By now everyone has heard of Greta Thunberg, the Swedish teenage environmental activist on climate change whose campaigning has gained international recognition. She has organized "school strikes" for students to bring climate change to the forefront of issues and in September she spoke bluntly and powerfully to the United Nations General Assembly.
Whether one agrees with her style and tactics or not, we Catholics are certainly united with her in our concern for climate change and our need to take greater care of the earth, what Pope Francis calls "our common home." For us, as Catholics, our concern for creation is one of the seven principles of Catholic Social Teaching, so our perspective is not only practical, or political, but also theological.
The Church has called our attention to environmental and climate issues as far back as 1990 with Pope John Paul II's message for the World Day of Peace. Pope Benedict spoke eloquently on care for the environment, even earning him the title of "The Green Pope" at one point. And, of course, Pope Francis has become the first Pope to issue an encyclical on the topic, "Laudato Si, On Care for Our Common Home."
And our U.S. bishops have issued their own statement on environmental responsibility in 2001, entitled "Global Climate Change: A Plea for Dialogue, Prudence and the Common Good." In that document, they teach that, "At its core, global climate change ... is about the future of God's creation and the one human family. It is about protecting both 'the human environment' and the natural environment." They go on to say, "Care for the earth is not just an Earth Day slogan, it is a requirement of our faith".
Perhaps Pope Francis put it best in "Laudato Si" when he wrote, "A true ecological approach always becomes a social approach; it must integrate questions of justice in debates on the environment, so as to hear both the cry of the earth and the cry of the poor. Everything is connected."
This is an especially critical matter because, as in many other issues, those who are most drastically affected are the poor. The experience of Catholic Relief Services, as an example, is that those who are struggling on the margins of society are absorbing the largest impact of changes to the climate and the environment.

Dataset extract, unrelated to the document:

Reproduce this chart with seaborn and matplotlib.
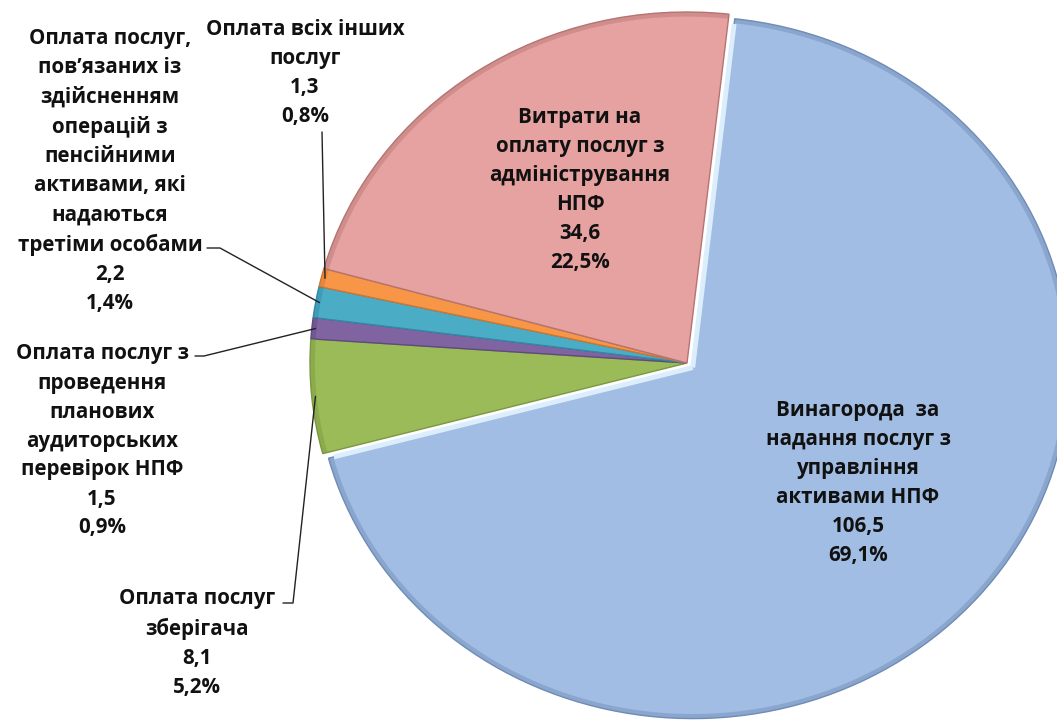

Working with the poor around the world, CRS testifies to the effects of the changing climate on poor and vulnerable. Farmers that CRS serve are losing their crops due to erratic rainfall or warm temperatures. Families they serve are struggling to keep their homes as the water around them rises.
I have seen that in Guatemala, when farmers can't grow their own corn because of climate changes, they are forced to migrate to other areas of the country, into neighboring countries, or even farther in order to be able to make enough money to put food on the table.
In El Salvador, I spoke with coffee growers who have consistently had to move "up the mountain" because the warm temperatures have limited the area that is best for growing coffee beans.
CRS has provided resources to help them reduce the effects of climate change, but since the administration has cut off aid to Central America, many of those programs are being reduced or eliminated.
Our Catholic faith calls us to advocate that our country takes climate change as a serious threat and to provide financial international aid to help the poorest around the world adapt to the changing environment. Let your senators and members of Congress know that you support those efforts.